Meta Incremental Attribution - What is it and how does it work?

Louis Ayre

Managing Director
meta
Aug 19, 2025

Imagine you’re driving home from work and pass a billboard for Nike trainers. You barely register it — your attention’s on the road ahead.

The next day, you go online and buy a new pair of trainers. Not because of the billboard, but because your old ones are worn out and you’ve been meaning to replace them for a while.

Should that billboard really get full credit for the sale? Or is it more likely you were going to buy them anyway?

That’s essentially how Meta’s default attribution model works.

Meta’s always had a reputation for being a bit greedy with attribution. Its default model (7-day click, 1-day view) is the main reason.

That 1-day view window in particular lets Meta claim credit for sales that probably came from somewhere else, just because someone happened to see an ad in the past 24 hours.

But in April 2025, Meta quietly rolled out Incremental Attribution — a model that only gives credit for sales that wouldn’t have happened without exposure to ads.

How does it work? 

👉 Default attribution model (7 day click & 1 day view) - If someone clicked an ad in the last 7 days or simply saw one in the last 24 hours, any purchase is credited to that ad.

👉 Incremental attribution model - Only credits the ad if the sale wouldn’t have happened otherwise.

Typically, the gold standard for understanding whether a sale would’ve happened anyway is a lift test: 

  • Split your audience into two groups.
  • Group A see your ads. 
  • Group B are excluded from seeing your ads. 
  • Compare the difference in sales from the two groups.

The downside? Lift tests are expensive, time-consuming, and impractical to run for every campaign.

So instead, Meta has trained its machine learning models on years of lift test data to simulate the effect of a holdout test in real time. 

In other words,  it’s making a very educated guess at which sales are truly incremental.

Does it replace Incremental Lift tests? 

Short answer: no - but it could reduce how often lift tests are needed. 

In an ideal world, brands would run lift tests throughout the year to see how incrementality shifts with seasonality, BAU vs. sale periods, or changes in strategy.

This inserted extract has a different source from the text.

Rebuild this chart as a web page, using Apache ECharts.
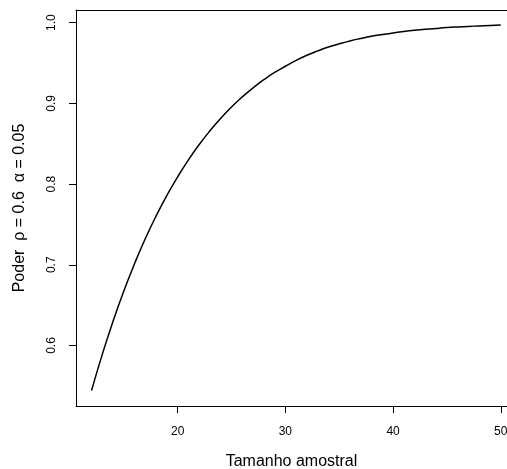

Lift tests will remain the most accurate way to measure true uplift on Meta.

But Incremental Attribution can act as a virtual proxy for these tests, giving faster, always-on insights without the downside of constantly excluding holdout groups.

How can it be implemented? 

Switching on incremental attribution is very straightforward with Sales objective campaigns. 

The setting can be enabled at the adset level within the Conversion section, you might need to click ‘See more settings’ to see the option. 

You will also need to create a new adset to switch it on, unfortunately you can’t amend an existing adsets attribution setting. 

Switching on Incremental Attribution is pretty straightforward.

Our opinion 

As an ecommerce marketing agency, this is a welcome update.

With budgets under more pressure than ever, being able to separate true incremental impact from sales that would’ve happened anyway is more important than ever. 

Our view - brands should test incremental attribution now, but treat it as guidance, not fact. 

Remember, it’s still only Meta’s view of incrementality, not a holistic, cross-channel perspective.